Aston Martin Strategizes to Manage Debt, Shares Up
Global Markets

Aston Martin Strategizes to Manage Debt, Shares Up

Story Highlights

Aston Martin shares are rising in early morning trade on the report that the executive chairman is strategizing ways to ease the company’s debt burden.

Shares of U.K.’s luxury car maker Aston Martin Lagonda Global Holdings plc (GB:AML) are trending higher this morning on news that executive chairman Lawrence Stroll is strategizing with bankers to manage a nearly $1.4 billion debt burden that is soon to mature. The company must generate generous operating profits or raise additional funds to deleverage its balance sheet. AML shares were up 3.8% at the time of writing.

Aston Martin manufactures high-end sports cars with a legacy spanning over 100 years. The company is known for its design and automotive excellence and includes models like Vantage, DB11, DBS, DBX, and Valkyrie. AML shares have lost over 4% in the past year.
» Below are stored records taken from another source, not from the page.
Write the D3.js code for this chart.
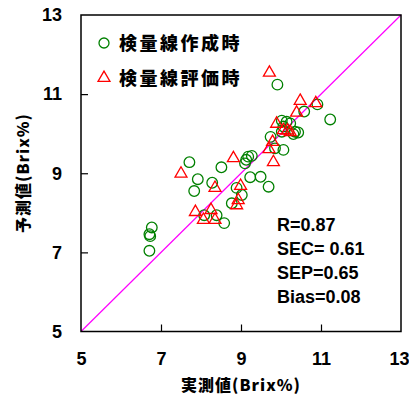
<!DOCTYPE html>
<html>
<head>
<meta charset="utf-8">
<script src="https://cdn.jsdelivr.net/npm/d3@7"></script>
<style>
  body { margin: 0; background: #fff; }
  svg text { font-family: "Liberation Sans", Arial, "Noto Sans CJK JP", sans-serif; font-weight: bold; }
  .jp { font-family: "Noto Sans CJK JP", sans-serif; font-weight: 900; }
</style>
</head>
<body>
<div id="chart"></div>
<script>
// axis ticks
const tickValues = [5, 7, 9, 11, 13];

// calibration set (circles): measured, predicted
const calX = [6.77, 6.71, 6.73, 6.71, 7.71, 7.92, 7.83, 8.28, 8.51, 9.13, 9.18, 9.27, 9.10, 9.23,
              9.49, 9.69, 8.89, 9.02, 8.77, 8.08, 8.39, 8.58, 9.91, 10.91, 10.58, 11.23, 10.02,
              10.14, 10.23, 10.06, 10.35, 10.43, 10.02, 10.31, 9.74, 9.85, 10.06];
const calY = [7.63, 7.46, 7.41, 7.04, 9.28, 8.85, 8.55, 8.76, 9.15, 9.34, 9.42, 9.44, 9.25, 8.90,
              8.91, 8.66, 8.63, 8.45, 8.24, 7.94, 7.94, 7.74, 11.24, 10.74, 10.56, 10.36, 10.33,
              10.30, 10.26, 10.18, 10.05, 10.03, 10.05, 9.99, 9.92, 9.63, 9.59];

// validation set (triangles): measured, predicted
const valX = [7.50, 8.81, 7.86, 8.06, 8.25, 8.35, 8.99, 8.93, 8.89, 9.71, 10.48, 10.87, 10.39,
              9.89, 10.06, 10.16, 10.23, 9.79, 9.70, 9.81, 8.35];
const valY = [8.99, 9.38, 8.02, 7.82, 8.07, 7.82, 8.68, 8.32, 8.19, 11.54, 10.83, 10.77, 10.53,
              10.25, 10.09, 10.08, 10.04, 9.79, 9.61, 9.28, 8.63];

const legendLabels = ["検量線作成時", "検量線評価時"];
const statsLabels = ["R=0.87", "SEC= 0.61", "SEP=0.65", "Bias=0.08"];

const width = 409, height = 396;
const svg = d3.select("#chart").append("svg")
    .attr("width", width)
    .attr("height", height);

const x = d3.scaleLinear().domain([5, 13]).range([81, 401]);
const y = d3.scaleLinear().domain([5, 13]).range([331.5, 15]);

// 1:1 line
svg.append("line")
    .attr("x1", x(5)).attr("y1", y(5))
    .attr("x2", x(13)).attr("y2", y(13))
    .attr("stroke", "#ff00ff")
    .attr("stroke-width", 1.2);

// axes with inward ticks
const xAxis = svg.append("g")
    .attr("transform", `translate(0,${y(5)})`)
    .call(d3.axisBottom(x).tickValues(tickValues).tickSizeInner(-7).tickSizeOuter(0).tickPadding(21));
const yAxis = svg.append("g")
    .attr("transform", `translate(${x(5)},0)`)
    .call(d3.axisLeft(y).tickValues(tickValues).tickSizeInner(-7).tickSizeOuter(0).tickPadding(19));

[xAxis, yAxis].forEach(g => {
    g.select(".domain").remove();
    g.selectAll("line").attr("stroke", "#000").attr("stroke-width", 1.2);
    g.selectAll("text").attr("fill", "#000").style("font-size", "18px");
});
// no tick marks at frame corners
xAxis.selectAll(".tick").filter(d => d == 5 || d == 13).select("line").remove();
yAxis.selectAll(".tick").filter(d => d == 5 || d == 13).select("line").remove();
// keep the last x label inside the window
xAxis.selectAll(".tick").filter(d => d == 13).select("text").attr("text-anchor", "end").attr("x", 8);

// frame
svg.append("rect")
    .attr("x", x(5)).attr("y", y(13))
    .attr("width", x(13) - x(5)).attr("height", y(5) - y(13))
    .attr("fill", "none")
    .attr("stroke", "#000")
    .attr("stroke-width", 1.5);

// calibration points
svg.append("g").selectAll("circle")
    .data(calX.map((d, i) => [d, calY[i]]))
    .join("circle")
    .attr("cx", d => x(d[0]))
    .attr("cy", d => y(d[1]))
    .attr("r", 5.3)
    .attr("fill", "none")
    .attr("stroke", "#008000")
    .attr("stroke-width", 1.3);

// validation points
const tri = d3.symbol().type(d3.symbolTriangle).size(62);
svg.append("g").selectAll("path")
    .data(valX.map((d, i) => [d, valY[i]]))
    .join("path")
    .attr("d", tri)
    .attr("transform", d => `translate(${x(d[0])},${y(d[1])})`)
    .attr("fill", "none")
    .attr("stroke", "#ff0000")
    .attr("stroke-width", 1.3);

// legend
svg.append("circle")
    .attr("cx", 104).attr("cy", 43).attr("r", 5)
    .attr("fill", "none").attr("stroke", "#008000").attr("stroke-width", 1.3);
svg.append("path")
    .attr("d", tri)
    .attr("transform", "translate(104,78)")
    .attr("fill", "none").attr("stroke", "#ff0000").attr("stroke-width", 1.3);
svg.selectAll(".leg")
    .data(legendLabels)
    .join("text")
    .attr("class", "leg jp")
    .attr("x", 119)
    .attr("y", (d, i) => 50 + i * 35)
    .style("font-size", "18px")
    .style("letter-spacing", "2.5px")
    .text(d => d);

// stats
svg.selectAll(".stat")
    .data(statsLabels)
    .join("text")
    .attr("class", "stat")
    .attr("x", 277)
    .attr("y", (d, i) => 231 + i * 24)
    .style("font-size", "18px")
    .text(d => d);

// axis titles
svg.append("text")
    .attr("class", "jp")
    .attr("x", 241).attr("y", 391)
    .attr("text-anchor", "middle")
    .style("font-size", "16px")
    .style("letter-spacing", "1px")
    .text("実測値(Brix%)");

svg.append("text")
    .attr("class", "jp")
    .attr("transform", "translate(29,173) rotate(-90)")
    .attr("text-anchor", "middle")
    .style("font-size", "16px")
    .style("letter-spacing", "1px")
    .text("予測値(Brix%)");
</script>
</body>
</html>
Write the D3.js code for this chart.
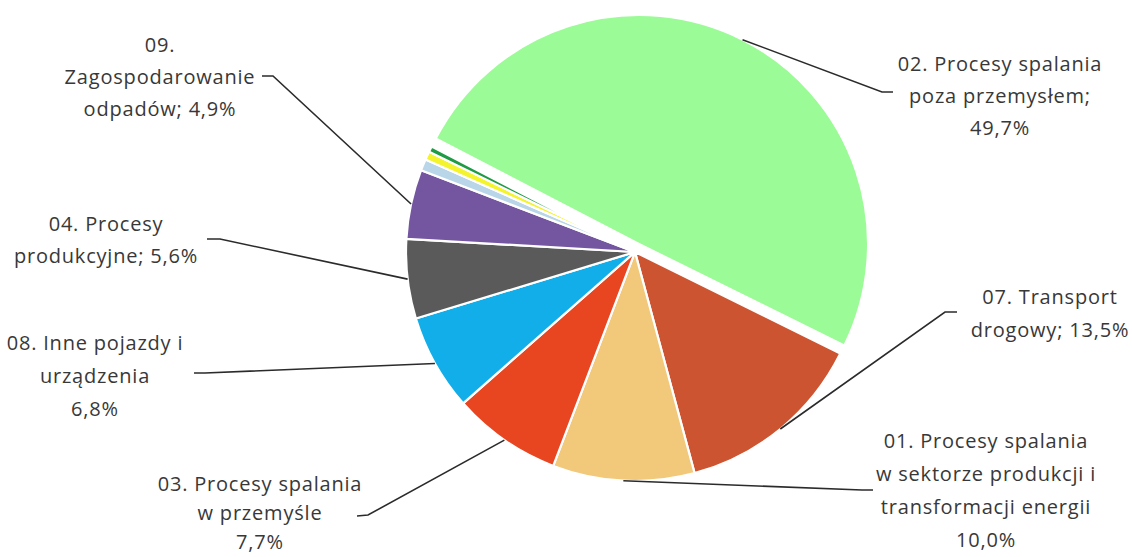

More About Aston Martin’s Looming Debt

As per a Bloomberg report, roughly $1.1 billion of bonds are due in November 2025. The bonds carry a coupon of 10.5%, meaning AML must shell out around $120 million per year toward interest payments. Alongside the bond, AML has a revolving credit facility of $99.8 million due next year and a $121 million note due in 2026.

Stroll addressed the issues, stating that the company is finding the most suitable way to raise liquidity that will be in the best interest of the company and shareholders. One of the ways could be to raise money from existing large shareholders. However, the macroeconomic landscape is unfavourable currently as the anticipated interest rate cuts remain in doubt.

Aston Martin boasts some of the industry heavyweights as its major shareholders. These include Saudi Arabia’s Public Investment Fund (PIC), China’s Zhejiang Geely Holding Group Co Ltd (HK:0175), and electric vehicle maker Lucid Group (NASDAQ:LCID).

AML is scheduled to report its full-year Fiscal 2023 results on February 28. In the third quarter update, Aston Martin warned of logistics challenges and cut the forecast for its full-year vehicle deliveries. Notably, AML affirmed its full-year guidance but reduced the volume outlook due to initial delays in the much-awaited DB12 sports car ramp-up during Q3. Investors will keep a keen eye on the details, if any, about the company’s debt management progress during the Fiscal 2023 earnings call.

Is Aston Martin a Buy or Sell?

Yesterday, Goldman Sachs analyst George Galliers reiterated a Buy rating on AML stock. Overall, with two Buys versus two Holds, AML stock has a Moderate Buy consensus rating on TipRanks. The Aston Martin Lagonda Global Holdings share price forecast of 302.67p implies 68.6% upside potential from current levels.